Only the lines from the top of the listing below to the line that has "import numpy as np" should be echoed, with both ends kept and pictures left out.
Start of SOURCE DATA
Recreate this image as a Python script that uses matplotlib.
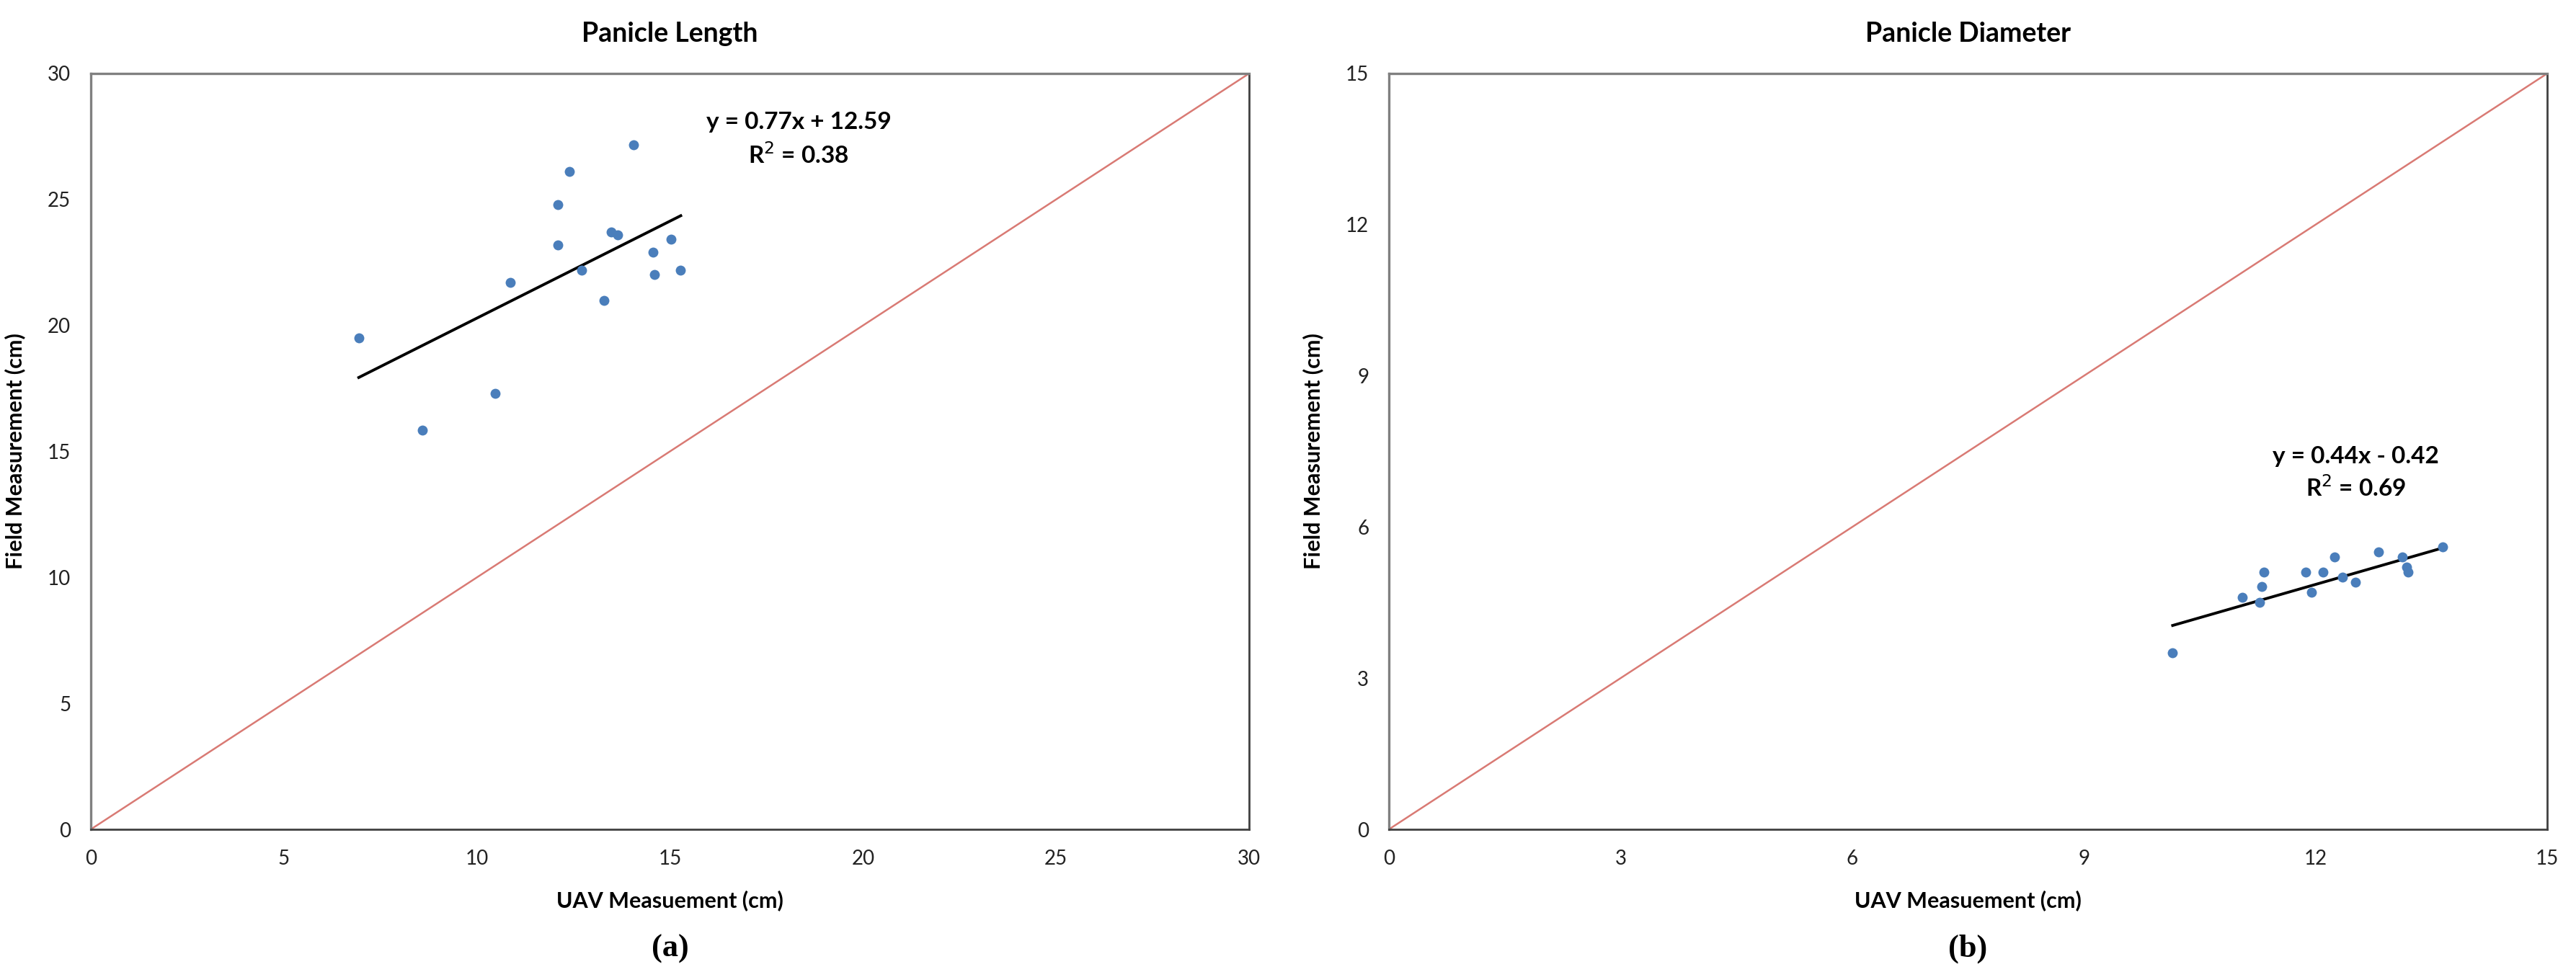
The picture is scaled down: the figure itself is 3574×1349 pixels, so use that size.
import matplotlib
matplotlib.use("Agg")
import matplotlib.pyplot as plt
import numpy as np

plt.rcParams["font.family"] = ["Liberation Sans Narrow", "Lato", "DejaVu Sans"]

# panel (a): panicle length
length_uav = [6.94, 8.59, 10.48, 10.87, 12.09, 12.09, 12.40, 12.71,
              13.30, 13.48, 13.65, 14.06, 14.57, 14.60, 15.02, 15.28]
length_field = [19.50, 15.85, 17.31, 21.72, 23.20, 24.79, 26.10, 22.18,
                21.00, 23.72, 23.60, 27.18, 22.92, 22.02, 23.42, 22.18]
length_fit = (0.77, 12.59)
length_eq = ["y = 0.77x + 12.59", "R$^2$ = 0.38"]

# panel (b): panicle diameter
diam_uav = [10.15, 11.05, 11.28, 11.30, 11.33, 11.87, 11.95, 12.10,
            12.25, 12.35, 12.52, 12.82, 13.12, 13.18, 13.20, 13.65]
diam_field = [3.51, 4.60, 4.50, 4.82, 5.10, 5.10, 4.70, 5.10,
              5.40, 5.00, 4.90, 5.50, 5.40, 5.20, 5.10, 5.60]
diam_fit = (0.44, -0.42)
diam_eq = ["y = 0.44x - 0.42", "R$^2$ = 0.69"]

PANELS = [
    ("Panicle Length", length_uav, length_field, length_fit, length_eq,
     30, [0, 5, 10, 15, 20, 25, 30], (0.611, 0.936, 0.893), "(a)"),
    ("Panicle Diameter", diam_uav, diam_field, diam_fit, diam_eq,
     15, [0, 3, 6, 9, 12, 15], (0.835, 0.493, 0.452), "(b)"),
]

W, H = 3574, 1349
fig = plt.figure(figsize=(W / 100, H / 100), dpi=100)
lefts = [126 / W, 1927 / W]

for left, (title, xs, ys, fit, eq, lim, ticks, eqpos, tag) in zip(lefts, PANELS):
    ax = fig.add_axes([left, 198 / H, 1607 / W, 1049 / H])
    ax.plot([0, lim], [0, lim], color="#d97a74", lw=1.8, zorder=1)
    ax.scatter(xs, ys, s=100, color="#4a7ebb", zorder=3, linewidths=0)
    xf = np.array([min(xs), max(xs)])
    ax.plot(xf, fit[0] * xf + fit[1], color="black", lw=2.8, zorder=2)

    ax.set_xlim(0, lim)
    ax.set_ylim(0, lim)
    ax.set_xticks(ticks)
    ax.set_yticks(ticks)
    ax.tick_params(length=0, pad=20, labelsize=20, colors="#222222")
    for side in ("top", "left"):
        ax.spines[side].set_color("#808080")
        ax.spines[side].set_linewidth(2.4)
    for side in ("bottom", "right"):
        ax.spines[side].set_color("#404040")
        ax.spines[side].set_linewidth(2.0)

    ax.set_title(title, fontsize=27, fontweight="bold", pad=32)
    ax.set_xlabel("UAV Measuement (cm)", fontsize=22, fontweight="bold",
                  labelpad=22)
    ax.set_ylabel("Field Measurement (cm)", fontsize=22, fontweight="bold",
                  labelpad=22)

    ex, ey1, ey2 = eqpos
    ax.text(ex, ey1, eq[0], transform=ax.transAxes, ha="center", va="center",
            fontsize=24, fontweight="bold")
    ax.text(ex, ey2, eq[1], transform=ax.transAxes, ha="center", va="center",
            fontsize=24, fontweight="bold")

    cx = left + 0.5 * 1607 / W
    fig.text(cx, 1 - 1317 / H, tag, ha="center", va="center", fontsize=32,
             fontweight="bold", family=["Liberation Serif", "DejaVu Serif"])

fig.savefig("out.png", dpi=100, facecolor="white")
End of SOURCE DATA
- _THE SOLUTION_:
Recreate this image as a Python script that uses matplotlib.
The picture is scaled down: the figure itself is 3574×1349 pixels, so use that size.
import matplotlib
matplotlib.use("Agg")
import matplotlib.pyplot as plt
import numpy as np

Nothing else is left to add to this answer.